“The great gates of Kiev”: A Cold War story

Jul 16, 2023
Black and white photo of a young musician in a long black dress. Classical music, opera and Italian culture. Hands on piano keys.

Europeans endured two world wars in the 20th Century. Surely they have no wish to begin the 21st Century with a third. 

Johann Sebastian Bach died in Leipzig in 1750. Two hundred years later, Leipzig, the musical capital of Germany, was behind the Iron Curtain.

The Berlin Airlift, the detonation of Russia’s first atomic bomb in September 1949, America’s production of the hydrogen bomb and the outbreak of the Korean War in June 1950 started the East-West rivalry that dominated world affairs for the next 40 years and now returns to haunt us in the Ukraine.

A brilliant diplomatic initiative on the Eastern side was the 1950 Bach Bicentennial Competition in Leipzig where pianist contestants could play anything they liked as long as their programmes included at least one of Bach’s 48 Preludes and Fugues, the foundation stone of musical composition.

Tatiana Nikolayeva, a 26-year-old graduate of the Moscow Conservatory, played all 48 and won first prize.

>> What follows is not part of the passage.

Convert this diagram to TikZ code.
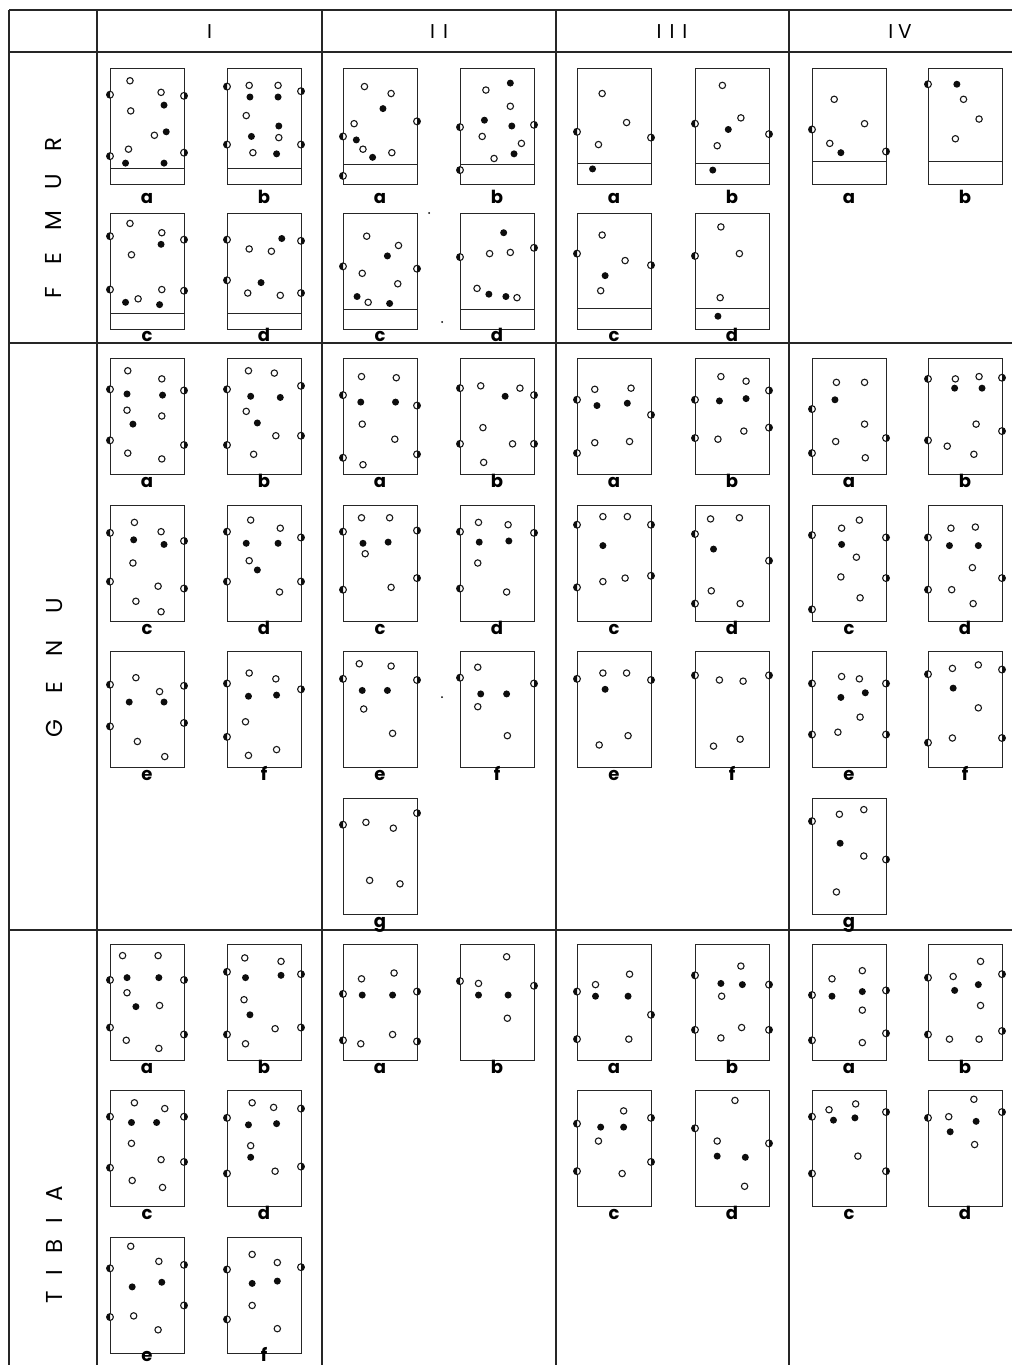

On the judging panel was the world’s greatest living composer, Dimitri Shostakovich, who was inspired to emulate Bach.

Tatiana Nikolayeva recalled the time: “On his return home to Moscow from Leipzig, Shostakovich immediately began to compose his Preludes and Fugues. At his request I telephoned him every day and he asked me to come to him and listen to him play the piece he had just written.

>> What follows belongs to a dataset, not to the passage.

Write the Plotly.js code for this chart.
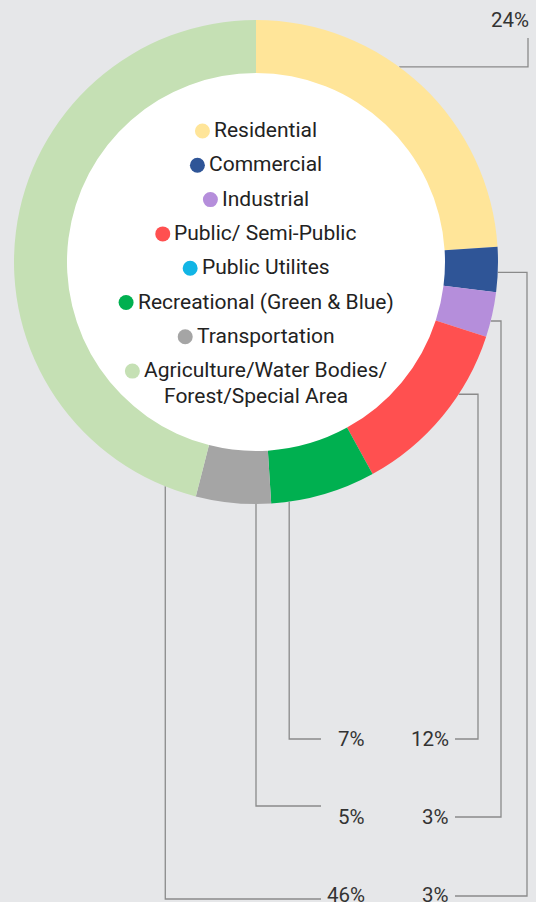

“They are 24 masterpieces, each with its own internal world. They can and must be compared to Bach’s cycle. They are a new world in polyphony.”

In 1990 in London, Tatiana Nikolayeva recorded the Shostakovich Preludes and Fugues for the Hyperion label. The three-disc set is one of my prized possessions. When I was still at school, she gave a concert in Perth where she played Moussorgsky’s Pictures at an Exhibition.

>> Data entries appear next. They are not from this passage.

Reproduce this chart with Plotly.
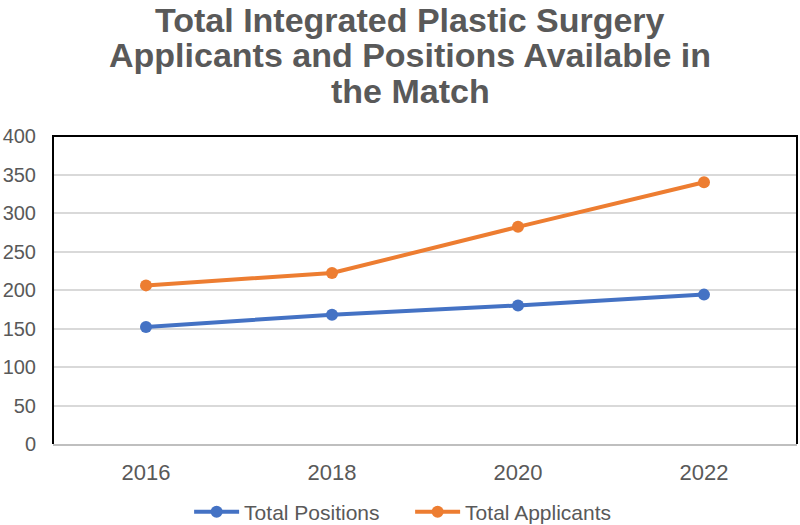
import plotly.graph_objects as go

years = ["2016", "2018", "2020", "2022"]
total_positions = [152, 168, 180, 194]
total_applicants = [206, 222, 282, 340]
y_ticks = [0, 50, 100, 150, 200, 250, 300, 350, 400]
title_lines = ["Total Integrated Plastic Surgery",
               "Applicants and Positions Available in",
               "the Match"]
title_centers_px = [20, 55, 91]

FONT = "Liberation Sans, Arial, sans-serif"
GRAY = "#595959"

fig = go.Figure()
fig.add_trace(go.Scatter(x=years, y=total_positions, name="Total Positions",
                         mode="lines+markers",
                         line=dict(color="#4472C4", width=4),
                         marker=dict(size=12, color="#4472C4")))
fig.add_trace(go.Scatter(x=years, y=total_applicants, name="Total Applicants",
                         mode="lines+markers",
                         line=dict(color="#ED7D31", width=4),
                         marker=dict(size=12, color="#ED7D31")))

PLOT_TOP, PLOT_H = 136, 308
annotations = []
for t, cy in zip(title_lines, title_centers_px):
    annotations.append(dict(text=f"<b>{t}</b>", xref="paper", yref="paper",
                            x=0.48, y=1 + (PLOT_TOP - cy) / PLOT_H,
                            xanchor="center", yanchor="middle", showarrow=False,
                            font=dict(family=FONT, size=34, color=GRAY)))

fig.update_layout(
    width=800, height=525,
    margin=dict(l=53, r=3, t=136, b=81, autoexpand=False),
    paper_bgcolor="white", plot_bgcolor="white",
    font=dict(family=FONT, size=21, color=GRAY),
    showlegend=True,
    legend=dict(orientation="h", x=0.480, xanchor="center", y=-0.221, yanchor="middle",
                itemwidth=45, entrywidth=161, entrywidthmode="pixels",
                font=dict(family=FONT, size=21, color=GRAY)),
    annotations=annotations,
    shapes=[dict(type="path", xref="paper", yref="paper",
                 path="M 0,0 L 0,1 L 1,1 L 1,0",
                 line=dict(color="black", width=2), layer="above")],
)
fig.update_xaxes(type="category", range=[-0.5, 3.5], showgrid=False,
                 showline=True, linecolor="#bfbfbf", linewidth=2,
                 ticks="outside", ticklen=8, tickcolor="rgba(0,0,0,0)",
                 tickfont=dict(family=FONT, size=22, color=GRAY), automargin=False)
fig.update_yaxes(range=[0, 400], tickvals=y_ticks, showgrid=True, gridcolor="#d9d9d9",
                 gridwidth=2, zeroline=False, showline=False,
                 ticks="outside", ticklen=12, tickcolor="rgba(0,0,0,0)",
                 tickfont=dict(family=FONT, size=20, color=GRAY), automargin=False)

fig.write_html("out.html", config={"displayModeBar": False},
               post_script="document.body.style.margin='0';")
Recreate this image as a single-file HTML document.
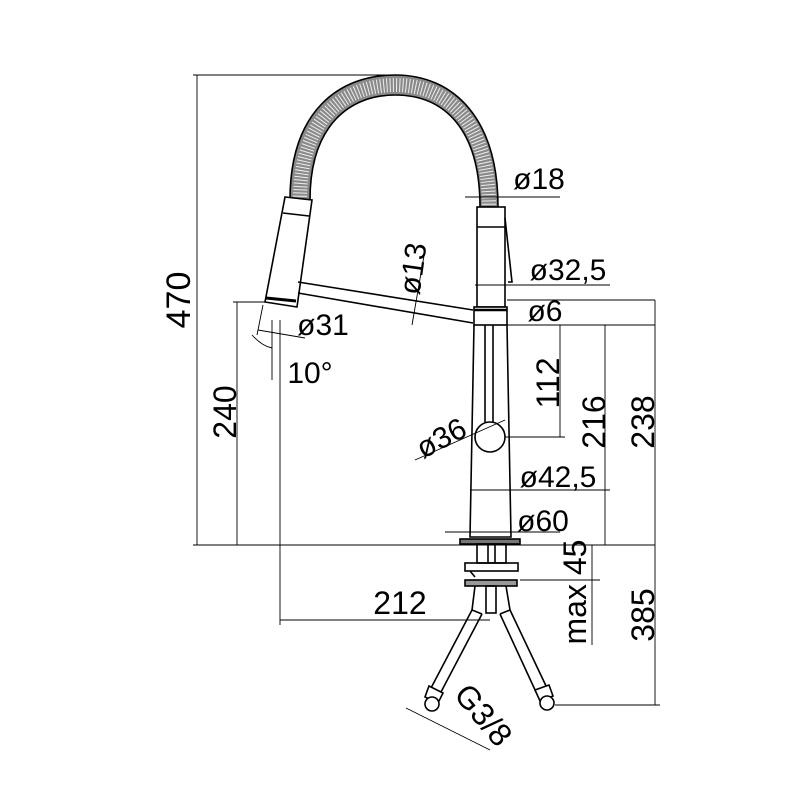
<!DOCTYPE html>
<html><head><meta charset="utf-8"><style>html,body{margin:0;background:#fff}svg{display:block}</style></head><body>
<svg width="800" height="800" viewBox="0 0 800 800" xmlns="http://www.w3.org/2000/svg" font-family="Liberation Sans, sans-serif">
<g fill="none" stroke="#000" stroke-width="1.6">
<!-- hose -->
<path d="M290 200 C290 110 340 75 395 75 C455 75 498 120 498 207 L480 207 C480 130 445 95 395 95 C350 95 310 125 310 200 Z" fill="#8a8a8a" stroke="#000"/>
<path d="M300 200 C300 118 345 85 395 85 C450 85 489 125 489 207" stroke="#eee" stroke-width="14" stroke-dasharray="1 2.2" />
<!-- head -->
<path d="M285 197 L312 200 L297 307 L265 302 Z" fill="#fff"/>
<line x1="283" y1="213" x2="309" y2="216"/>
<line x1="266" y1="298" x2="296" y2="301" stroke-width="3"/>
<!-- spout arm -->
<line x1="298" y1="282" x2="473" y2="310"/>
<line x1="298" y1="293" x2="473" y2="323"/>
<!-- right body -->
<rect x="477" y="207" width="28" height="100" fill="#fff"/>
<line x1="477" y1="227" x2="505" y2="227"/>
<path d="M505 218 L512 282 L508 282"/>
<rect x="474" y="307" width="33" height="18" fill="#fff"/>
<line x1="474" y1="310" x2="507" y2="310" stroke-width="2.5"/>
<path d="M474 325 L470 537 L511 537 L507 325"/>
<line x1="485" y1="325" x2="485" y2="422"/>
<line x1="493" y1="325" x2="493" y2="422"/>
<circle cx="490" cy="437" r="15" fill="#fff"/>
<!-- base -->
<rect x="460" y="539" width="60" height="5" fill="#777"/>
<rect x="477" y="544" width="29" height="19"/>
<line x1="488" y1="544" x2="488" y2="563"/><line x1="495" y1="544" x2="495" y2="563"/>
<rect x="465" y="563" width="53" height="8"/>
<line x1="470" y1="571" x2="475" y2="577"/>
<rect x="465" y="580" width="52" height="6" fill="#999"/>
<path d="M475 586 L472 610 L482 614 M506 586 L510 610 L500 614"/>
<rect x="486" y="586" width="10" height="27"/>
<!-- hoses -->
<path d="M472 610 L431 688 M482 614 L441 692"/>
<path d="M500 614 L536 692 M510 610 L547 688"/>
<path d="M429 686 L443 693 L438 703 L425 697 Z" fill="#fff"/>
<circle cx="432" cy="704" r="7" fill="#fff"/>
<path d="M535 690 L549 685 L553 696 L540 701 Z" fill="#fff"/>
<circle cx="547" cy="703" r="7" fill="#fff"/>
</g>
<g fill="none" stroke="#000" stroke-width="0.9">
<line x1="193" y1="75" x2="400" y2="75"/><line x1="197" y1="75" x2="197" y2="545"/>
<line x1="193" y1="545" x2="655" y2="545"/>
<line x1="233" y1="302" x2="265" y2="302"/><line x1="237" y1="302" x2="237" y2="545"/>
<line x1="280" y1="320" x2="280" y2="625"/><line x1="280" y1="620" x2="490" y2="620"/>
<line x1="263" y1="305" x2="257" y2="335"/><line x1="272" y1="320" x2="272" y2="380"/>
<path d="M252 335 Q262 346 272 348"/>
<line x1="258" y1="330" x2="305" y2="338"/>
<line x1="425" y1="250" x2="412" y2="325"/>
<line x1="465" y1="197" x2="560" y2="197"/>
<line x1="475" y1="285" x2="610" y2="285"/>
<line x1="475" y1="325" x2="655" y2="325"/>
<line x1="507" y1="300" x2="655" y2="300"/>
<line x1="560" y1="325" x2="560" y2="437"/>
<line x1="505" y1="437" x2="565" y2="437"/>
<line x1="605" y1="325" x2="605" y2="545"/>
<line x1="655" y1="300" x2="655" y2="705"/>
<line x1="415" y1="460" x2="505" y2="420"/>
<line x1="470" y1="490" x2="610" y2="490"/>
<line x1="445" y1="532" x2="560" y2="532"/>
<line x1="520" y1="580" x2="600" y2="580"/>
<line x1="592" y1="545" x2="592" y2="645"/>
<line x1="555" y1="705" x2="660" y2="705"/>
<line x1="406" y1="708" x2="490" y2="750"/>
</g>
<g font-size="30" fill="#000" text-anchor="middle">
<text transform="translate(190 300) rotate(-90)" font-size="34">470</text>
<text transform="translate(236 412) rotate(-90)" font-size="32">240</text>
<text x="323" y="335">ø31</text>
<text x="310" y="383">10°</text>
<text transform="translate(423 270) rotate(-82)">ø13</text>
<text x="539" y="189">ø18</text>
<text x="568" y="280">ø32,5</text>
<text x="545" y="321">ø6</text>
<text transform="translate(559 383) rotate(-90)" font-size="32">112</text>
<text transform="translate(605 422) rotate(-90)" font-size="32">216</text>
<text transform="translate(654 422) rotate(-90)" font-size="32">238</text>
<text transform="translate(446 447) rotate(-28)">ø36</text>
<text x="558" y="487">ø42,5</text>
<text x="543" y="531">ø60</text>
<text x="400" y="614" font-size="32">212</text>
<text transform="translate(586 592) rotate(-90)" font-size="32">max 45</text>
<text transform="translate(654 615) rotate(-90)" font-size="32">385</text>
<text transform="translate(475 722) rotate(50)" font-size="32">G3/8</text>
</g>
</svg>
</body></html>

The last “picture” or variation – ‘The Great Gates of Kiev” – closes with such massive chords that many a sturdy Steinway has needed surgery.

My disc of “Pictures” is a classic called “The Sofia Recital 1958” recorded live at a concert in the Bulgarian capital by Sviatoslav Richter before he played in America, where he was greeted like a rock star.

Sviatoslav Richter was born in the Ukraine. He did not enjoy the American crowds and preferred to play in dimly lit churches in France and Germany. His fans followed him around Europe, hoping to get to the church on time.

In my youth it was a rite of passage to read long Russian novels, especially Tolstoy’s War and Peace. I completed this assignment when I was a member of the Electrical Trades Union, working as a trades assistant at Dampier and we went on strike, giving me plenty of reading time.

While care-taking a wheatbelt farm I read Dostoevsky’s “The Brothers Karamazov” and loved its wild complexity.

It is a privilege of our civilisation through our symphony orchestras, libraries and ballet schools to share this wonderful cultural heritage.

Europeans endured two world wars in the 20th Century. Surely they have no wish to begin the 21st Century with a third.

We should be building bridges, not blowing up pipelines.